◆ DIRECTIONS ◆
Everything from the first line down to the line containing "import plotly.graph_objects as go" is to be retyped exactly, both ends included, with pictures left out.

◆ DATASET CONTENT ◆

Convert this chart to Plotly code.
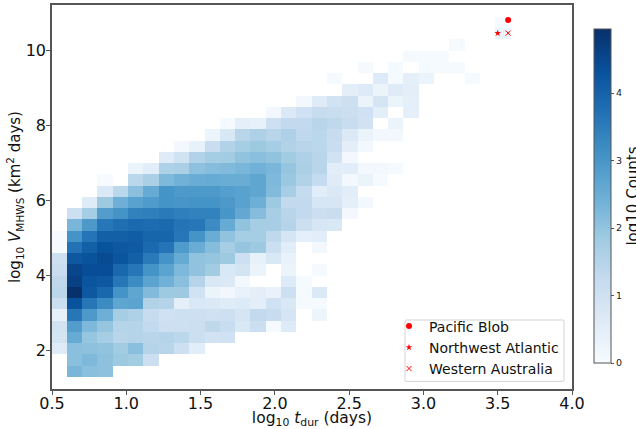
import plotly.graph_objects as go

N = None
# log10 counts per bin; each list is one row of the 2-D histogram, bottom row first
r00 = [N,2.3,2.1,2.05]
r01 = [N,2.1,2.25,2.05,1.85,1.8,1.1]
r02 = [.6,2.1,2.05,2.0,1.8,2.1,1.5,1.45,1.05,.55]
r03 = [.9,2.55,1.95,1.75,1.45,1.5,1.45,1.5,1.4,1.1,.95,1.0]
r04 = [.95,2.85,2.25,1.95,1.5,1.5,1.3,1.05,1.05,1.1,1.35,1.15,.75,1.1,.05,.65]
r05 = [.4,3.6,2.95,2.45,1.75,1.6,1.2,1.0,1.05,1.05,1.0,1.05,.85,1.3,1.2,.85,N,.25]
r06 = [1.1,4.3,3.6,3.2,2.65,2.7,1.55,1.5,.45,.75,.7,.6,.65,.5,1.0,.75,.05,.05]
r07 = [1.4,4.95,4.2,3.9,3.05,2.65,2.2,1.85,1.85,.95,.3,.15,.35,.5,.35,1.05,.05,.7]
r08 = [1.35,4.65,4.25,4.2,3.6,3.2,2.7,2.4,2.1,1.5,.75,.7,.1,N,N,.65,.05]
r09 = [1.15,4.55,4.4,4.4,3.9,3.6,3.05,2.7,2.25,2.0,1.8,.75,.9,.3,N,.3,N,.05]
r10 = [1.05,4.2,4.3,4.45,4.25,4.05,3.55,3.05,2.55,2.0,1.95,1.85,1.05,.4,.75,.35]
r11 = [0,3.7,4.05,4.3,4.2,4.15,3.85,3.65,2.9,2.5,2.15,1.75,1.95,1.85,1.1,.55,N,.1]
r12 = [0,3.05,3.65,4.05,4.05,4.1,3.95,3.95,3.6,3.05,2.5,2.0,1.75,1.75,1.35,.85,.45,.55]
r13 = [N,2.3,2.95,3.6,3.75,3.85,3.8,3.85,3.65,3.6,3.2,2.55,2.0,1.75,1.7,1.5,1.1,.8,.75]
r14 = [N,1.05,1.75,2.85,3.05,3.4,3.45,3.55,3.45,3.4,3.4,3.0,2.6,2.15,1.7,1.45,1.3,1.1,1.15,.1]
r15 = [N,N,.6,1.85,2.45,2.75,2.9,3.05,3.0,3.05,3.05,2.95,2.75,2.45,1.85,1.3,1.3,.8,.8,.45,.1]
r16 = [N,N,N,.7,1.4,2.1,2.55,3.05,2.95,2.95,2.95,2.8,2.75,2.65,2.2,1.7,1.25,.55,.7,.55]
r17 = [N,N,N,0,N,1.4,1.65,2.25,2.4,2.5,2.55,2.5,2.5,2.65,2.25,1.9,1.55,1.25,.6,.1,.3,.05]
r18 = [N,N,N,N,N,.3,.55,1.6,1.65,2.05,2.15,2.2,2.3,2.4,2.3,1.95,1.65,1.45,.55,.55,.1,.1,.05]
r19 = [N,N,N,N,N,N,N,.6,.95,1.55,1.75,1.8,2.0,2.1,2.0,1.8,1.6,1.45,.95,.1]
r20 = [N,N,N,N,N,N,N,N,.1,.4,1.15,1.55,1.75,1.85,1.75,1.55,1.45,1.4,1.15,.5,.1]
r21 = [N,N,N,N,N,N,N,N,N,N,.25,.75,1.45,1.6,1.45,1.6,1.35,1.4,1.2,.7,.3,.1,.1]
r22 = [N,N,N,N,N,N,N,N,N,N,N,.05,.45,.4,1.05,1.3,1.3,1.45,1.35,1.15,.95,N,.3]
r23 = [N,N,N,N,N,N,N,N,N,N,N,N,N,N,.1,.7,1.0,1.2,1.15,1.1,1.0,.5,N,.45]
r24 = [N,N,N,N,N,N,N,N,N,N,N,N,N,N,N,N,.1,.6,.95,1.05,.3,.85,.3,.45]
r25 = [N,N,N,N,N,N,N,N,N,N,N,N,N,N,N,N,N,N,N,.5,.65,.3,.6,.5]
r26 = [N,N,N,N,N,N,N,N,N,N,N,N,N,N,N,N,N,N,.05,N,N,.65,.05,.45,.3,N,N,.05]
r27 = [N,N,N,N,N,N,N,N,N,N,N,N,N,N,N,N,N,N,N,N,.05,N,.05,N,.05,.05,.05]
r28 = [N,N,N,N,N,N,N,N,N,N,N,N,N,N,N,N,N,N,N,N,N,N,N,.05,.05,.05]
r29 = [N,N,N,N,N,N,N,N,N,N,N,N,N,N,N,N,N,N,N,N,N,N,N,N,N,N,.05]
r30 = [N,N,N,N,N,N,N,N,N,N,N,N,N,N,N,N,N,N,N,N,N,N,N,N,N,N,N,N,N,.3]
r31 = [N,N,N,N,N,N,N,N,N,N,N,N,N,N,N,N,N,N,N,N,N,N,N,N,N,N,N,N,N,.05]
rows = [r00,r01,r02,r03,r04,r05,r06,r07,r08,r09,r10,r11,r12,r13,r14,r15,
        r16,r17,r18,r19,r20,r21,r22,r23,r24,r25,r26,r27,r28,r29,r30,r31]
z = [r + [N] * (30 - len(r)) for r in rows]

event_names = ["Pacific Blob", "Northwest Atlantic", "Western Australia"]
event_x = [3.57, 3.50, 3.57]
event_y = [10.80, 10.45, 10.45]
event_symbols = ["circle", "star", "x-thin"]
event_sizes = [6, 5, 5]

blues = [[0, "#f7fbff"], [.125, "#deebf7"], [.25, "#c6dbef"], [.375, "#9ecae1"],
         [.5, "#6baed6"], [.625, "#4292c6"], [.75, "#2171b5"], [.875, "#08519c"], [1, "#08306b"]]

FONT = "DejaVu Sans"
DARK = "#555555"

fig = go.Figure()
fig.add_trace(go.Heatmap(
    z=z, x0=0.5485, dx=0.1029, y0=1.44, dy=0.2997,
    colorscale=blues, zmin=0, zmax=4.95, showscale=True, hoverongaps=False,
    colorbar=dict(
        x=1.0423, xanchor="left", xpad=0, y=0.0677, yanchor="bottom", ypad=0,
        lenmode="pixels", len=334, thicknessmode="pixels", thickness=17,
        outlinecolor=DARK, outlinewidth=1,
        tickmode="array", tickvals=[0, 1, 2, 3, 4], ticks="outside", ticklen=3,
        tickcolor=DARK, tickfont=dict(size=9.5, family=FONT, color="#222222"),
        title=dict(text="log10 Counts", side="right",
                   font=dict(size=15, family=FONT, color="#111111")),
    ),
))
for name, x, y, s, sz in zip(event_names, event_x, event_y, event_symbols, event_sizes):
    marker = dict(color="red", symbol=s, size=sz)
    if s == "x-thin":
        marker["line"] = dict(color="red", width=1)
    fig.add_trace(go.Scatter(x=[x], y=[y], mode="markers", name=name, marker=marker))

axis = dict(showgrid=False, zeroline=False, showline=True, mirror=True, linecolor=DARK,
            linewidth=1.5, ticks="outside", ticklen=4, tickcolor=DARK,
            tickfont=dict(size=16, family=FONT, color="#111111"))
legend_frame = ("M 0.6808,0.0198 L 0.9827,0.0198 Q 0.9846,0.0198 0.9846,0.0250 L 0.9846,0.1745 "
                "Q 0.9846,0.1797 0.9827,0.1797 L 0.6808,0.1797 Q 0.6788,0.1797 0.6788,0.1745 "
                "L 0.6788,0.0250 Q 0.6788,0.0198 0.6808,0.0198 Z")
fig.update_layout(
    width=636, height=429, margin=dict(l=52, r=64, t=5, b=40, autoexpand=False),
    paper_bgcolor="white", plot_bgcolor="white",
    font=dict(family=FONT, color="#111111"),
    xaxis=dict(axis, range=[0.5, 4.0], tickvals=[.5, 1, 1.5, 2, 2.5, 3, 3.5, 4],
               ticktext=["0.5", "1.0", "1.5", "2.0", "2.5", "3.0", "3.5", "4.0"],
               ticklabelstandoff=-5,
               title=dict(text="log<sub>10</sub> <i>t</i><sub>dur</sub> (days)",
                          font=dict(size=15.5, family=FONT), standoff=2)),
    yaxis=dict(axis, range=[0.96, 11.2], tickvals=[2, 4, 6, 8, 10], ticklabelstandoff=-3,
               title=dict(text="log<sub>10</sub> <i>V</i><sub>MHWS</sub> (km<sup>2</sup> days)",
                          font=dict(size=15, family=FONT), standoff=1)),
    legend=dict(x=(389 - 52) / 520, xanchor="left", y=4.5 / 384, yanchor="bottom",
                bgcolor="rgba(0,0,0,0)", borderwidth=0,
                font=dict(size=14, family=FONT, color="#111111")),
    shapes=[dict(type="path", xref="paper", yref="paper", path=legend_frame, layer="above",
                 fillcolor="white", line=dict(color="#d4d4d4", width=1))],
)
fig.write_html("out.html", config={"displayModeBar": False},
               post_script="document.body.style.margin='0';document.documentElement.style.overflow='hidden';")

◆ WORKED SOLUTION ◆
Convert this chart to Plotly code.
import plotly.graph_objects as go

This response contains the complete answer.